In the North American onshore, production averaged 82,000 boe/d in 4Q2020. Natural gas production from the Tupper Montney was around 234 MMcf/d. In the Eagle Ford Shale, output came in at 31,000 boe/d on average and in the Kaybob Duvernay formation in Western Canada, average production was 10,000 boe/d. 

GOM production averaged 63,0000 boe/d, while Canada’s offshore averaged 4,000 boe/d. The global offshore business produced 67,000 boe/d. 

Production in 1Q2021 is estimated to be 149,000-157,000 boe/d. 

North American onshore production for 2021 is forecast to remain flat at around 87,000 boe/d. Annual average production in the Eagle Ford is expected at 30,000 boe/d, while the Kaybob Duvernay is forecast to produce 7,000 boe/d. 
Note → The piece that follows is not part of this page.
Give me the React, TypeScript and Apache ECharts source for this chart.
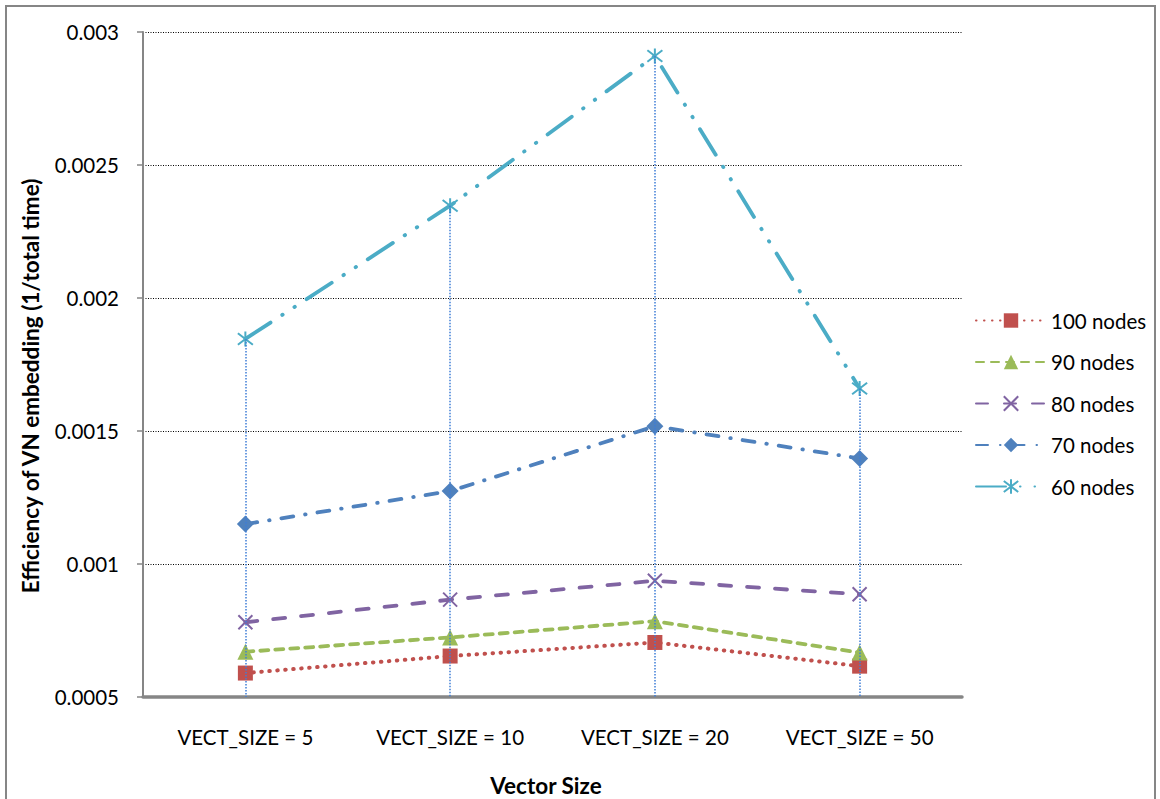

Nonoperated Placid Montney production should remain flat at nearly 2,000 boe/d. Tupper Montney is set to increase to 288 MMcf/d.

In the Eagle Ford, capital expenditure (capex) is set at $170 million, 17% lower than in 2020. Plans are to drill and bring online 19 operated wells in the Karnes and Catarina acreage, as well as drilling two and bringing online 53 nonoperated wells, primarily in Karnes. 

Another $95 million has been allocated for the Canada onshore business in the Kaybob Duvernay, Tupper Montney and Placid Montney. About $85 million is allocated to the newly sanctioned Tupper Montney development to drill 10 operated wells and bring online 14. The remaining capex is primarily allocated to Kaybob Duvernay for field development.

Murphy also is budgeting $75 million to the 2021 exploration program in the GOM, offshore Mexico and Brazil, with most of the capex for drilling. 

Capex for 2021 is set at $675-725 million, with the bulk of the spending directed to the GOM (46%), followed by the U.S. onshore (24%) and Canada’s onshore (14%). Canada offshore spending comprises 1% of the budget, with $5 million earmarked to support Hibernia. 

Full-year output now is forecast at 155,000-165,000 boe/d. Total offshore production volumes this year are expected to average 72,000 boe/d, with the GOM at 68,000 boe/d.

Net losses in 4Q2020 totaled $172 million (minus $1.11/share), compared with a year-ago loss of $72 million (minus 47 cents). For 2020, net losses totaled $1.15 billion, nearly flat from a reported loss in 2019.